By Amy Duke
The Penn State Collegiate Cattlewomen club is dedicated to raising public awareness about the beef and dairy industries while helping its members become more educated stewards of animal agriculture through community service, public awareness events and fundraisers.
"We started out as a group of women in agriculture who wanted to help more women get involved in ag, but we've actually opened our doors to allow men into the club as well," said Lauren Ebel, club president. "As a group, we have a passion for the cattle industry and education. We want to improve the image of producers who work so hard to feed our families."
Club adviser Dan Kniffen, assistant professor of animal science in Penn State's College of Agricultural Sciences, noted that the Collegiate Cattlewomen was formed at Penn State based on the National Cattlewomen's Association structure.
"Now that it's a club of both men and women, the students attend the National Cattlemen's Beef Association's annual meeting," said Kniffen. "This is the largest cattle event in North America, and it allows students to interact with some of the most influential individuals in the beef industry. The trade show hosts all the allied industry members and allows students to look for internship or career opportunities."

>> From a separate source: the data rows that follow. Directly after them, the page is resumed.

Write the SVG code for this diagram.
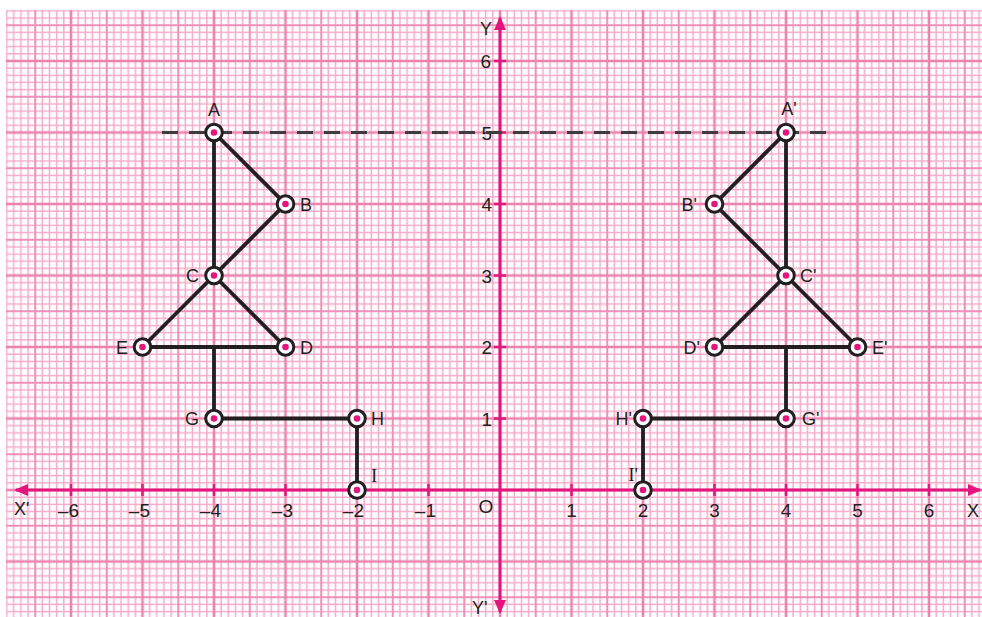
<svg xmlns="http://www.w3.org/2000/svg" width="982" height="617" viewBox="0 0 982 617">
<style>
.lbl{font-family:"Liberation Sans",Arial,sans-serif;font-size:18px;fill:#231f20}
.ser{font-family:"Liberation Serif","Times New Roman",serif;font-size:19px;fill:#231f20}
.num{font-family:"Liberation Sans",Arial,sans-serif;font-size:19px;fill:#231f20}
.seg{stroke:#231f20;stroke-width:3.8;fill:none;stroke-linecap:round}
.pt{fill:#fff;stroke:#231f20;stroke-width:3}
.dot{fill:#e4157c}
.axis{stroke:#e4157c;stroke-width:3;fill:none}
.tick{stroke:#e4157c;stroke-width:2.5}
</style>
<defs>
<pattern id="grid" patternUnits="userSpaceOnUse" x="-0.5" y="-10.5" width="71.5" height="71.5">
<path d="M7.15,0V71.5M14.3,0V71.5M21.45,0V71.5M28.6,0V71.5M42.9,0V71.5M50.05,0V71.5M57.2,0V71.5M64.35,0V71.5M0,7.15H71.5M0,14.3H71.5M0,21.45H71.5M0,28.6H71.5M0,42.9H71.5M0,50.05H71.5M0,57.2H71.5M0,64.35H71.5" stroke="#f5abc9" stroke-width="1.5" fill="none"/>
<path d="M35.75,0V71.5M0,35.75H71.5" stroke="#f08fb7" stroke-width="2" fill="none"/>
<rect x="0" y="0" width="1.3" height="71.5" fill="#ec84ae"/>
<rect x="70.2" y="0" width="1.3" height="71.5" fill="#ec84ae"/>
<rect x="0" y="0" width="71.5" height="1.3" fill="#ec84ae"/>
<rect x="0" y="70.2" width="71.5" height="1.3" fill="#ec84ae"/>
</pattern>
<marker id="arr" viewBox="0 0 14 12" refX="12" refY="6" markerWidth="14" markerHeight="12" markerUnits="userSpaceOnUse" orient="auto-start-reverse">
<path d="M0,0L14,6L0,12z" fill="#e4157c"/>
</marker>
</defs>
<rect width="982" height="617" fill="#fff"/>
<rect x="6" y="10" width="976" height="607" fill="url(#grid)"/>

<g id="axes">
<line class="axis" x1="16" y1="490" x2="980" y2="490" marker-start="url(#arr)" marker-end="url(#arr)"/>
<line class="axis" x1="500" y1="18" x2="500" y2="612" marker-start="url(#arr)" marker-end="url(#arr)"/>
<path class="tick" d="M71,484V496M142.5,484V496M214,484V496M285.5,484V496M357,484V496M428.5,484V496M571.5,484V496M643,484V496M714.5,484V496M786,484V496M857.5,484V496M929,484V496M494,418.5H506M494,347H506M494,275.5H506M494,204H506M494,132.5H506M494,61H506"/>
<text class="lbl" x="14" y="515">X'</text>
<text class="lbl" x="967" y="517">X</text>
<text class="lbl" x="480" y="35">Y</text>
<text class="lbl" x="472" y="614">Y'</text>
<text class="num" x="486" y="513" text-anchor="middle">O</text>
<g text-anchor="end">
<text class="num" x="79" y="517">–6</text>
<text class="num" x="150" y="517">–5</text>
<text class="num" x="221" y="517">–4</text>
<text class="num" x="293" y="517">–3</text>
<text class="num" x="364" y="517">–2</text>
<text class="num" x="436" y="517">–1</text>
</g>
<g text-anchor="middle">
<text class="num" x="571.5" y="517">1</text>
<text class="num" x="643" y="517">2</text>
<text class="num" x="714.5" y="517">3</text>
<text class="num" x="786" y="517">4</text>
<text class="num" x="857.5" y="517">5</text>
<text class="num" x="929" y="517">6</text>
</g>
<g text-anchor="end">
<text class="num" x="492" y="426">1</text>
<text class="num" x="492" y="354">2</text>
<text class="num" x="492" y="283">3</text>
<text class="num" x="492" y="211">4</text>
<text class="num" x="492" y="140">5</text>
<text class="num" x="491" y="68">6</text>
</g>
</g>

<g id="connectors">
<line x1="162" y1="132.5" x2="835" y2="132.5" stroke="#3d3d3d" stroke-width="3" stroke-dasharray="16 11"/>
<path class="seg" d="M214,132.5L285.5,204L214,275.5M214,132.5V275.5L142.5,347H285.5L214,275.5M214,347V418.5H357V490"/>
<path class="seg" d="M786,132.5L714.5,204L786,275.5M786,132.5V275.5L857.5,347H714.5L786,275.5M786,347V418.5H643V490"/>
</g>

<g id="A"><circle class="pt" cx="214" cy="132.5" r="8.3"/><circle class="dot" cx="214" cy="132.5" r="3.3"/><text class="lbl" x="214" y="116" text-anchor="middle">A</text></g>
<g id="B"><circle class="pt" cx="285.5" cy="204" r="8.3"/><circle class="dot" cx="285.5" cy="204" r="3.3"/><text class="lbl" x="300" y="210.5">B</text></g>
<g id="C"><circle class="pt" cx="214" cy="275.5" r="8.3"/><circle class="dot" cx="214" cy="275.5" r="3.3"/><text class="lbl" x="199" y="282" text-anchor="end">C</text></g>
<g id="D"><circle class="pt" cx="285.5" cy="347" r="8.3"/><circle class="dot" cx="285.5" cy="347" r="3.3"/><text class="lbl" x="300" y="353.5">D</text></g>
<g id="E"><circle class="pt" cx="142.5" cy="347" r="8.3"/><circle class="dot" cx="142.5" cy="347" r="3.3"/><text class="lbl" x="128" y="353.5" text-anchor="end">E</text></g>
<g id="G"><circle class="pt" cx="214" cy="418.5" r="8.3"/><circle class="dot" cx="214" cy="418.5" r="3.3"/><text class="lbl" x="199" y="425" text-anchor="end">G</text></g>
<g id="H"><circle class="pt" cx="357" cy="418.5" r="8.3"/><circle class="dot" cx="357" cy="418.5" r="3.3"/><text class="lbl" x="371" y="425">H</text></g>
<g id="I"><circle class="pt" cx="357" cy="490" r="8.3"/><circle class="dot" cx="357" cy="490" r="3.3"/><text class="ser" x="371" y="482">I</text></g>

<g id="A1"><circle class="pt" cx="786" cy="132.5" r="8.3"/><circle class="dot" cx="786" cy="132.5" r="3.3"/><text class="lbl" x="789" y="115" text-anchor="middle">A'</text></g>
<g id="B1"><circle class="pt" cx="714.5" cy="204" r="8.3"/><circle class="dot" cx="714.5" cy="204" r="3.3"/><text class="lbl" x="697" y="210.5" text-anchor="end">B'</text></g>
<g id="C1"><circle class="pt" cx="786" cy="275.5" r="8.3"/><circle class="dot" cx="786" cy="275.5" r="3.3"/><text class="lbl" x="800" y="282">C'</text></g>
<g id="D1"><circle class="pt" cx="714.5" cy="347" r="8.3"/><circle class="dot" cx="714.5" cy="347" r="3.3"/><text class="lbl" x="700" y="353.5" text-anchor="end">D'</text></g>
<g id="E1"><circle class="pt" cx="857.5" cy="347" r="8.3"/><circle class="dot" cx="857.5" cy="347" r="3.3"/><text class="lbl" x="872" y="353.5">E'</text></g>
<g id="G1"><circle class="pt" cx="786" cy="418.5" r="8.3"/><circle class="dot" cx="786" cy="418.5" r="3.3"/><text class="lbl" x="802" y="425">G'</text></g>
<g id="H1"><circle class="pt" cx="643" cy="418.5" r="8.3"/><circle class="dot" cx="643" cy="418.5" r="3.3"/><text class="lbl" x="632" y="425" text-anchor="end">H'</text></g>
<g id="I1"><circle class="pt" cx="643" cy="490" r="8.3"/><circle class="dot" cx="643" cy="490" r="3.3"/><text class="ser" x="638" y="481" text-anchor="end">I'</text></g>
</svg>
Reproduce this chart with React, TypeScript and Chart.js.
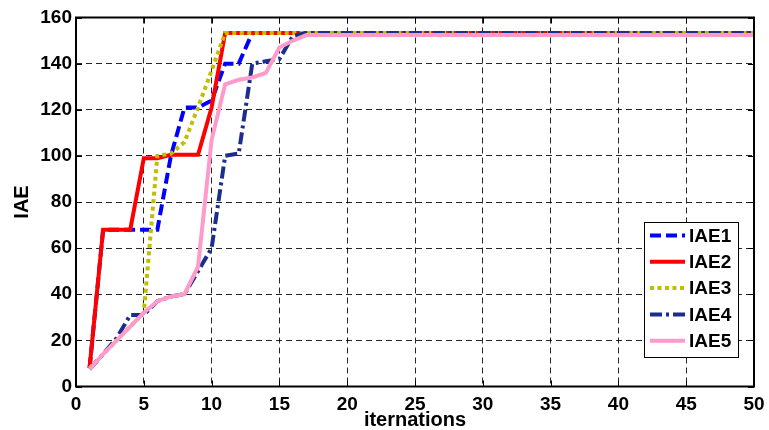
import { useEffect, useRef } from "react";
import { Chart, registerables } from "chart.js";

Chart.register(...registerables);

// Iteration index (x axis)
const iterations = [
  1, 2, 3, 4, 5, 6, 7, 8, 9, 10,
  11, 12, 13, 14, 15, 16, 17, 18, 19, 20,
  21, 22, 23, 24, 25, 26, 27, 28, 29, 30,
  31, 32, 33, 34, 35, 36, 37, 38, 39, 40,
  41, 42, 43, 44, 45, 46, 47, 48, 49, 50,
];

// IAE value per iteration for each run
const iae1 = [
  8, 68, 68, 68, 68, 68, 100, 121, 121, 124,
  140, 140, 153.3, 153.3, 153.3, 153.3, 153.3, 153.3, 153.3, 153.3,
  153.3, 153.3, 153.3, 153.3, 153.3, 153.3, 153.3, 153.3, 153.3, 153.3,
  153.3, 153.3, 153.3, 153.3, 153.3, 153.3, 153.3, 153.3, 153.3, 153.3,
  153.3, 153.3, 153.3, 153.3, 153.3, 153.3, 153.3, 153.3, 153.3, 153.3,
];
const iae2 = [
  8, 68, 68, 68, 99, 99, 100.5, 100.5, 100.5, 121,
  153.3, 153.3, 153.3, 153.3, 153.3, 153.3, 153.3, 153.3, 153.3, 153.3,
  153.3, 153.3, 153.3, 153.3, 153.3, 153.3, 153.3, 153.3, 153.3, 153.3,
  153.3, 153.3, 153.3, 153.3, 153.3, 153.3, 153.3, 153.3, 153.3, 153.3,
  153.3, 153.3, 153.3, 153.3, 153.3, 153.3, 153.3, 153.3, 153.3, 153.3,
];
const iae3 = [
  8, 14, 20, 26, 32, 100, 101, 106, 121, 137,
  153.3, 153.3, 153.3, 153.3, 153.3, 153.3, 153.3, 153.3, 153.3, 153.3,
  153.3, 153.3, 153.3, 153.3, 153.3, 153.3, 153.3, 153.3, 153.3, 153.3,
  153.3, 153.3, 153.3, 153.3, 153.3, 153.3, 153.3, 153.3, 153.3, 153.3,
  153.3, 153.3, 153.3, 153.3, 153.3, 153.3, 153.3, 153.3, 153.3, 153.3,
];
const iae4 = [
  7.5, 14, 21, 31, 31, 37, 39, 40, 50, 60,
  100, 101, 140, 141, 142, 152, 153.3, 153.3, 153.3, 153.3,
  153.3, 153.3, 153.3, 153.3, 153.3, 153.3, 153.3, 153.3, 153.3, 153.3,
  153.3, 153.3, 153.3, 153.3, 153.3, 153.3, 153.3, 153.3, 153.3, 153.3,
  153.3, 153.3, 153.3, 153.3, 153.3, 153.3, 153.3, 153.3, 153.3, 153.3,
];
const iae5 = [
  7.5, 14, 20, 26, 32, 37, 39, 40, 52, 107,
  131, 133, 134, 136, 147, 150, 152.4, 152.4, 152.4, 152.4,
  152.4, 152.4, 152.4, 152.4, 152.4, 152.4, 152.4, 152.4, 152.4, 152.4,
  152.4, 152.4, 152.4, 152.4, 152.4, 152.4, 152.4, 152.4, 152.4, 152.4,
  152.4, 152.4, 152.4, 152.4, 152.4, 152.4, 152.4, 152.4, 152.4, 152.4,
];

const seriesNames = ["IAE1", "IAE2", "IAE3", "IAE4", "IAE5"];
const seriesValues = [iae1, iae2, iae3, iae4, iae5];
const seriesColors = ["#0000FF", "#FF0000", "#BFBF00", "#1B2E8E", "#FF9BCB"];
const seriesDashes: number[][] = [[11, 5], [], [4, 3.5], [12, 4, 3, 4], []];

const xMin = 0;
const xMax = 50;
const xStep = 5;
const yMin = 0;
const yMax = 160;
const yStep = 20;

const FONT = "'Liberation Sans', Arial, Helvetica, sans-serif";
const LINE_W = 4;

// Box around the plot area with inward-pointing tick marks on all four sides
const framePlugin = {
  id: "frame",
  afterDatasetsDraw(chart: any) {
    const { ctx, chartArea } = chart;
    const { left, right, top, bottom } = chartArea;
    const tickLen = 6;
    ctx.save();
    ctx.strokeStyle = "#000";
    ctx.lineWidth = 1;
    ctx.setLineDash([]);
    const xs = chart.scales.x;
    const ys = chart.scales.y;
    ctx.beginPath();
    xs.ticks.forEach((t: any) => {
      const px = Math.round(xs.getPixelForValue(t.value)) + 0.5;
      ctx.moveTo(px, bottom);
      ctx.lineTo(px, bottom - tickLen);
      ctx.moveTo(px, top);
      ctx.lineTo(px, top + tickLen);
    });
    ys.ticks.forEach((t: any) => {
      const py = Math.round(ys.getPixelForValue(t.value)) + 0.5;
      ctx.moveTo(left, py);
      ctx.lineTo(left + tickLen, py);
      ctx.moveTo(right, py);
      ctx.lineTo(right - tickLen, py);
    });
    ctx.stroke();
    ctx.lineWidth = 2;
    ctx.strokeRect(left, top, right - left, bottom - top);
    ctx.restore();
  },
};

// Boxed legend in the lower-right corner of the plot
const legendPlugin = {
  id: "boxLegend",
  afterDraw(chart: any) {
    const { ctx, chartArea } = chart;
    const bw = 94;
    const bh = 135;
    const bx = chartArea.right - 16 - bw;
    const by = chartArea.bottom - 29.5 - bh;
    ctx.save();
    ctx.fillStyle = "#fff";
    ctx.fillRect(bx, by, bw, bh);
    ctx.strokeStyle = "#000";
    ctx.lineWidth = 1;
    ctx.setLineDash([]);
    ctx.strokeRect(bx + 0.5, by + 0.5, bw, bh);
    ctx.font = `bold 19px ${FONT}`;
    ctx.textBaseline = "middle";
    ctx.textAlign = "left";
    chart.data.datasets.forEach((ds: any, i: number) => {
      const cy = by + 13.5 + i * 26.3;
      ctx.beginPath();
      ctx.strokeStyle = ds.borderColor;
      ctx.lineWidth = LINE_W;
      ctx.lineCap = "butt";
      ctx.setLineDash(ds.borderDash || []);
      ctx.moveTo(bx + 6, cy);
      ctx.lineTo(bx + 41, cy);
      ctx.stroke();
      ctx.setLineDash([]);
      ctx.fillStyle = "#000";
      ctx.fillText(ds.label, bx + 45, cy + 1);
    });
    ctx.restore();
  },
};

export default function App() {
  const canvasRef = useRef<HTMLCanvasElement | null>(null);

  useEffect(() => {
    const canvas = canvasRef.current;
    if (!canvas) return;

    const datasets = seriesValues.map((vals, i) => ({
      label: seriesNames[i],
      data: vals.map((v, j) => ({ x: iterations[j], y: v })),
      borderColor: seriesColors[i],
      backgroundColor: seriesColors[i],
      borderWidth: LINE_W,
      borderDash: seriesDashes[i],
      borderCapStyle: "butt" as const,
      borderJoinStyle: "miter" as const,
      pointRadius: 0,
      fill: false,
      tension: 0,
      order: seriesValues.length - 1 - i,
    }));

    const tickFont = { family: FONT, size: 19, weight: "bold" as const };

    const chart = new Chart(canvas, {
      type: "line",
      data: { datasets },
      options: {
        responsive: false,
        animation: false,
        layout: { padding: { left: 0, right: 15, top: 17.5, bottom: 0 } },
        plugins: {
          legend: { display: false },
          tooltip: { enabled: false },
        },
        scales: {
          x: {
            type: "linear",
            min: xMin,
            max: xMax,
            ticks: {
              stepSize: xStep,
              padding: 7,
              color: "#000",
              font: tickFont,
              maxRotation: 0,
            },
            grid: { color: "rgba(0,0,0,0.85)", lineWidth: 1, drawTicks: false },
            border: { display: false, dash: [6, 4] },
            title: {
              display: true,
              text: "iternations",
              color: "#000",
              font: { family: FONT, size: 20, weight: "bold", lineHeight: 1 },
              padding: 0,
            },
            afterFit: (s: any) => {
              s.height = 43.5;
              s.paddingLeft = 0;
              s.paddingRight = 0;
            },
          },
          y: {
            type: "linear",
            min: yMin,
            max: yMax,
            ticks: {
              stepSize: yStep,
              padding: 4,
              color: "#000",
              font: tickFont,
            },
            grid: { color: "rgba(0,0,0,0.85)", lineWidth: 1, drawTicks: false },
            border: { display: false, dash: [6, 4] },
            title: {
              display: true,
              text: "IAE",
              color: "#000",
              font: { family: FONT, size: 20, weight: "bold", lineHeight: 1.2 },
              padding: { top: 10, bottom: 0 },
            },
            afterFit: (s: any) => {
              s.width = 76;
              s.paddingTop = 0;
              s.paddingBottom = 0;
            },
          },
        },
      } as any,
      plugins: [framePlugin, legendPlugin],
    });

    return () => chart.destroy();
  }, []);

  return (
    <div style={{ position: "fixed", left: 0, top: 0, width: 769, height: 430, background: "#fff" }}>
      <canvas ref={canvasRef} width={769} height={430} style={{ display: "block" }} />
    </div>
  );
}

The club, which boasts 43 active members, meets biweekly in 324 Agricultural Sciences and Industries Building at the University Park campus. Meetings begin with a recap of completed events and discussion of past activities, followed by planning for the group's next set of activities. Guest speakers are also a big part of the meetings.
"We want to promote women in the STEM fields — science, technology, engineering and math — and agricultural industries," Ebel said. "We invite women who work in these fields to come speak to the group about experiences and challenges they have faced."
Club members have a variety of backgrounds and experiences. "Not everyone was raised on farms or even had much experience with the cattle industry," Ebel said. "A lot of members joined because they like cows and they're interested in learning more about the industry." For example, Ebel, a senior agricultural science major with an animal science minor, did not grow up in a farming family.
"We promote both beef and dairy industries within the group so that our members have more knowledge about production, nutrition and sustainability," she said. "That way, they can pass along their knowledge to the public and ultimately become leaders who will benefit these industries."
The club developed "Meat-In Day," held in March, which is one of their biggest activities. For that event, the club partners with Penn State's Block and Bridle Club to raise awareness about the beef and dairy industries. Club members hand out donated cheese sticks, beef sticks and bologna in front of the Palmer Museum of Art and at campus dining halls. Members also distribute informational fliers that explain why animal products are important to a person's diet.
"It's a day to have conversation and educate the public," Ebel said. "We meet a lot of people who have misconceptions about the agricultural industry. The event helps our members learn how to take other people's opinions and backgrounds into consideration while having a meaningful discussion."
The club's newest event is Raising the Grade Cattle School, which provides a full day of activities for 4-H students. The 4-H students visit Penn State's Beef and Sheep Center, where they participate in events such as a skill-a-thon and discussion on cattle evaluation. Students also have the chance to watch calf pulling and ultrasound demonstrations and interact with club members.
The Collegiate Cattlewomen are heavily involved in community service projects. The group has sold T-shirts to raise money for farmers affected by wildfires, and members volunteer at the Pennsylvania Cattlemen Association Jackpot Show, where they help kids in the ring with their heifers and steers and set up for the show. At the Pennsylvania Farm Show, the Cattlewomen help run a Pennsylvania Livestock Association food booth selling milkshakes and other items to benefit the club.
Rachel Stoltzfus, a member of the Penn State Collegiate Cattlewomen, gives a presentation during the club's Raising the Grade Cattle School. Stoltzfus is a senior majoring in animal science.